In the beginning, the mortgage broker seemed to be on top of everything. She was immediately emailing and calling requesting contract and title information. I let her know our appraisal deadline and she got everything completed in plenty of time. We had our loan commitment before the deadline, and everything seemed to be on track.

Last Friday, only 3 business days before closing, I got a phone call from the mortgage broker that we might have a problem.

She informed me that even though she had given us a loan commitment, they were actually still waiting on a signature from the VA to finalize the loan. She said it was a sure thing, but she just had no idea when they would actually sign off on the loan and wasn’t positive if we would be able to close as scheduled on Wednesday. She asked us to try to get a week or two extension. I won’t go into the back and forth and extensive frustration that followed (including my buyer digging through boxes in search of transcripts), but the bottom line was that we spent the next week on pins and needles every day hoping that we would finally get VA approval and dealing with forgotten and lost paperwork.

Yesterday, 2 days late, it finally came through.

The mortgage broker had told us that once the VA signed off, she could turn it around in an hour.
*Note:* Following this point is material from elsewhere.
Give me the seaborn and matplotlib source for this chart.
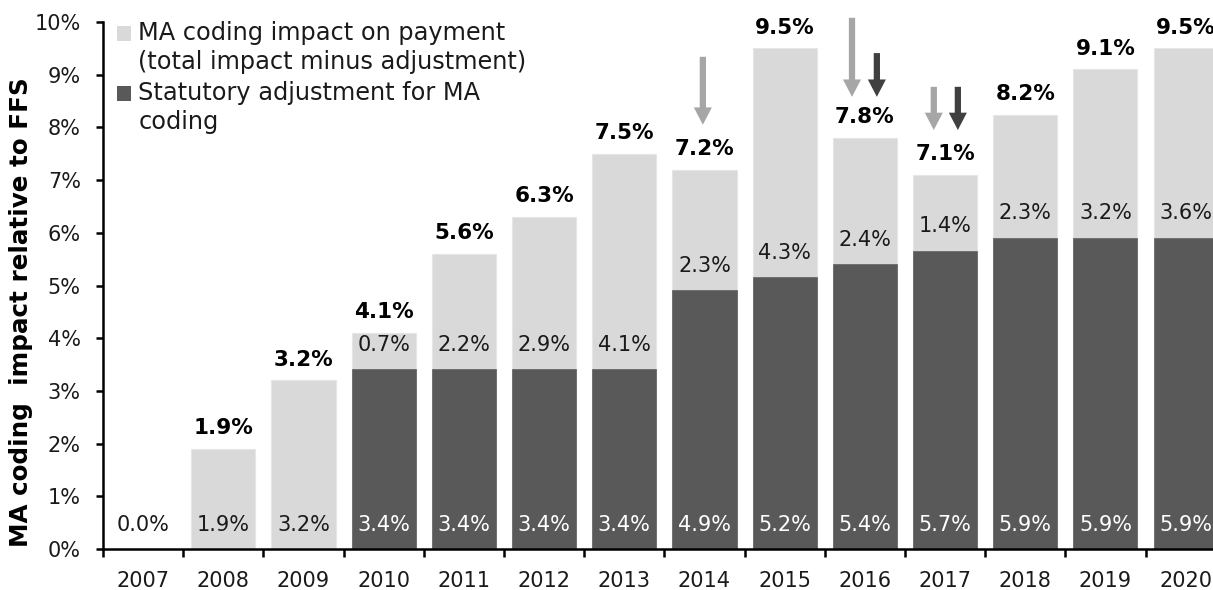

We were told we had VA approval at 10 AM yesterday. At 3:30 PM, we finally got a call from the title company that the lender had just emailed over the loan package and we should come sign the closing documents.

But, the lender STILL didn’t seem to understand how the process works in Missouri. As a result, the money wasn’t wired first thing this morning as I had requested multiple times and it still hasn’t arrived. So even though everyone has signed the closing paperwork, the deal technically hasn’t closed yet because the house hasn’t been paid for (which happens when the loan is funded and the sales proceeds are forwarded to the seller).

Amazingly, the sellers have been very understanding. They agreed to delays without complaint, and Mr. Seller even signed over Power of Attorney to Mrs. Seller since he had to leave town before we were totally closed. But due to all of the delays, the sellers ended up with mortgage late fees that were completely the result of us not being able to close on time. Everyone including my buyers agreed that they should reimburse the sellers for fees that were incurred as a result of the delays caused by our lender.

So my buyers still don’t have possession of the house. When the money finally arrives on Monday, they’ll get the keys and the sellers will get their money. All of this could have been prevented if the lender had done her job and understood what is involved with a VA loan.

We were actually lucky. When we couldn’t close on time, the buyers were in breach of contract. Had the sellers wanted to terminate the contract or ask for ridiculously large fees to compensate them for the frustration, we wouldn’t have had much recourse. Thanks to the other agent involved in this deal, the sellers stayed calm and everyone focused on a mutual goal – to get the deal closed. All agents wouldn’t have done the same. Thank you Susan Brewer for keeping a bumpy closing civilized and professional!

Unfortunately, there isn’t a good way to determine if a loan officer knows what needs to be done behind the scenes in order to have a loan close on time. The best way to find a good loan officer is to ask your real estate agent for recommendations. Even if you are simply thinking of refinancing, call an agent that you know and ask for a couple of lender names.

Agents don’t like deals that go awry as this one did. We surround ourselves with talented lenders, inspectors, and title professionals. Ask us who we suggest. You’ll still get competitive rates, but you’ll also get good service too.